Excessive force in Florida

Most excessive force cases aren’t deadly.

Clearwater police officer Michael Leonardo was fired for using excessive force after he slammed a 13-year-old boy’s face into the sidewalk at a local youth shelter in 2017, according to the Tampa Bay Times.

Volusia County sheriff’s deputy Andrew Jenkins was fired after he used a leg sweep to take down a handcuffed man, breaking the man’s leg in 2016. Jenkins was initially cleared of wrongdoing, but the case was reopened when the Sheriff’s Office was provided a witness video, according to a Daytona Beach News-Journal report.

Puckett, with the Police Benevolent Association, said the details of many of the cases in Florida often reveal extenuating circumstances that help explain an officer’s reaction.

Law enforcement work is “messy,” especially in cases where a subject is combative, Puckett said.

“When that’s captured on camera, it looks bad whether it was clean or not,” he said.

About 59% of the excessive force cases, or 979, involved corrections officers who work in a prison or a local jail, according to the analysis.

Collier County deputy John Dennison was fired after a 2005 encounter in the Naples jail where he used his Taser on a handcuffed man who was being combative and spitting at a deputy. Dennison later pleaded no contest to a misdemeanor battery charge.

Richard Stotts, a Pinellas County corrections deputy, was fired in 2013 after he smacked a man yelling racial slurs and profanities on the head, and then pinned him to the ground in a headlock, according to a Tampa Bay Times report.

Policing minority communities

Anthony Thomas, a community activist in Fort Myers, said he believes excessive force has been a problem with the local police department for decades.

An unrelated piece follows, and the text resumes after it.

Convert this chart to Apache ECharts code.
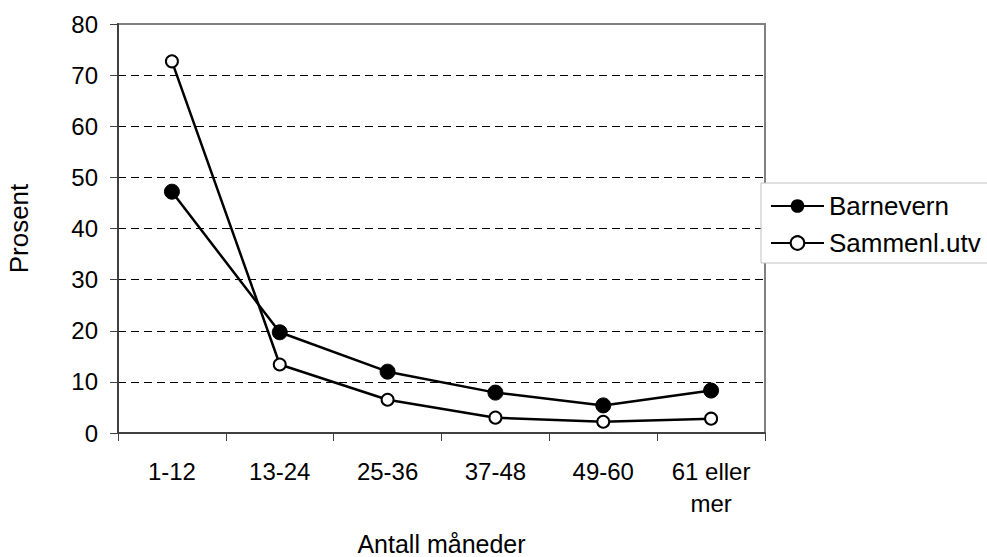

When people do file complaints, he said, “nine times out of 10 they come back saying it was unsubstantiated.” And in cases where there is a finding of wrongdoing, he said, the police officers “never lose their jobs. They get promotions and raises.”

David Thomas, the FGCU professor and retired law enforcement officer, agreed that complaints of excessive force may not be investigated, and if they are, the actions taken against the officers involved can be inconsistent and appear arbitrary. He said he's seen cases where officers from the same department commit the same infraction, yet "one gets fired and the other gets demoted."

Thomas said the reason so few officers lose their credentials or jobs is because when the facts of the case are presented in a hearing, the panel may find that the violation did not rise to the level of termination.

"Keep in mind that just because an agency fires an officer for violation of department policy, that does not mean that they will automatically lose their credentials," he said. "There has to be a preponderance of evidence to agree to support removing an officer's credentials. If that doesn’t exist, then there is usually some penalty that is imposed, such as loss of credentials for a year and probation. However, it does not mean that the officer must be reinstated by the agency that terminated them. Termination is a separate issue that is dealt with in grievances and the union."

Puckett acknowledged there are people who have been let down by the system and don’t trust it.

Since the tumultuous summer of 2014, when national protests erupted over the killings of unarmed black men in Missouri and New York, there has been a lot of focus in law enforcement circles on de-escalation training and diversity in hiring, Puckett said. Some officers are now joining with protesters, he said.

But there are still issues with policing in minority communities that need to be addressed, he said.

“I think all the things people are asking for are happening,” Puckett said. “They may not be happening as rapidly as they want. But I think Florida is adjusting as much as possible.”